Pursuing other priorities, such as reducing unemployment,

has been shown in other countries to cause “widespread economic damage,”

Kganyago said in a speech at the University of KwaZulu-Natal in the coastal

city of Durban on Tuesday. The central bank expects price growth to slow to 5.4

percent next year and 5.5 percent in 2019, he told reporters at the event.

“The best way to get permanently lower interest rates is

to bring down inflation -- and then keep it low and predictable,” the governor

said. “Inflation is under control and if it is under control it reduces poverty

and inequality.”

Kganyago’s comments come after South African inflation

slowed to 6.1 percent in March, and the bank expects it to decelerate to below

6 percent in the second quarter of the year. Even so, price growth remains

outside the governor’s target range of 3 percent and 6 percent, where it has

been for seven months.

Read also:  Inflation continues to moderate

“We have made it very clear that as far as we are

concerned we would like to see inflation return sustainably to within the

inflation target range and that is what we are focused on,” Kganyago said.

 Price increases 

The Monetary Policy Committee has kept the benchmark

repurchase rate unchanged since last March after raising it to 7 percent to try

and stem price increases. Forward rate agreements, used to speculate on

borrowing costs, are pricing in a 25 basis point rate cut by the end of the

year. 

Monetary policy has little influence over labor markets

and lower interest rates are unlikely to reduce unemployment, which in South

Africa was 26.5 percent in the fourth quarter of last year, Kganyago said.
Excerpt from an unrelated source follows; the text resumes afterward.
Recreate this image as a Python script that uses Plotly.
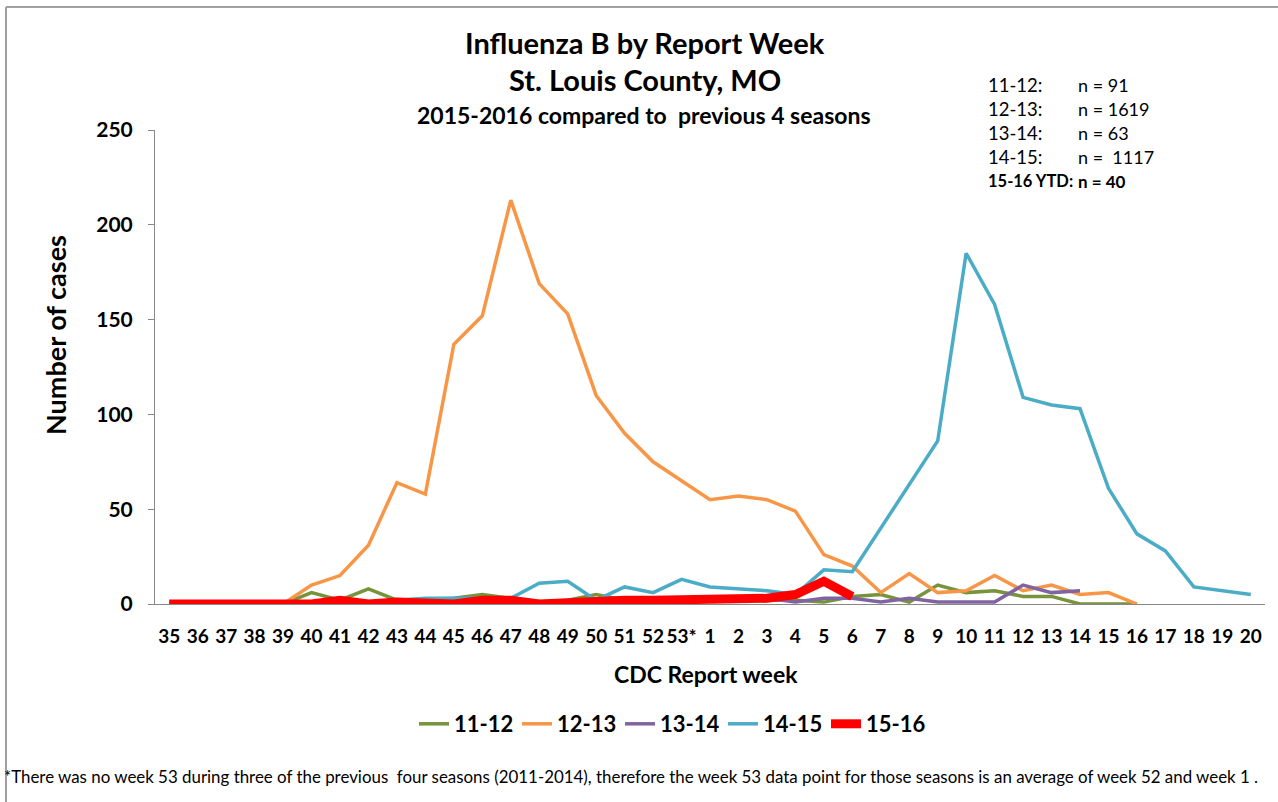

Kganyago and newly appointed Finance Minister Malusi

Gigaba are in charge of reviving an economy that the World Bank expects to

expand less than 1 percent for the second year in a row. The central bank has

forecast an expansion of 1.2 percent. President Jacob Zuma’s decision to fire

Finance Minister Pravin Gordhan at the end of March prompted S&P Global

Ratings and Fitch Ratings to cut South Africa’s credit rating to below

investment grade, causing the rand to plunge against the dollar.

The currency has since made up some of its losses, and

traded 0.2 percent weaker at 13.0859 against the dollar as of 8:21 a.m. in

Johannesburg.

Zuma has touted a policy of “radical economic

transformation” to revive growth and reduce inequality. The Reserve Bank’s

policy of targeting inflation is in line with the strategy of improving

inclusive growth for all South Africans, Kganyago said.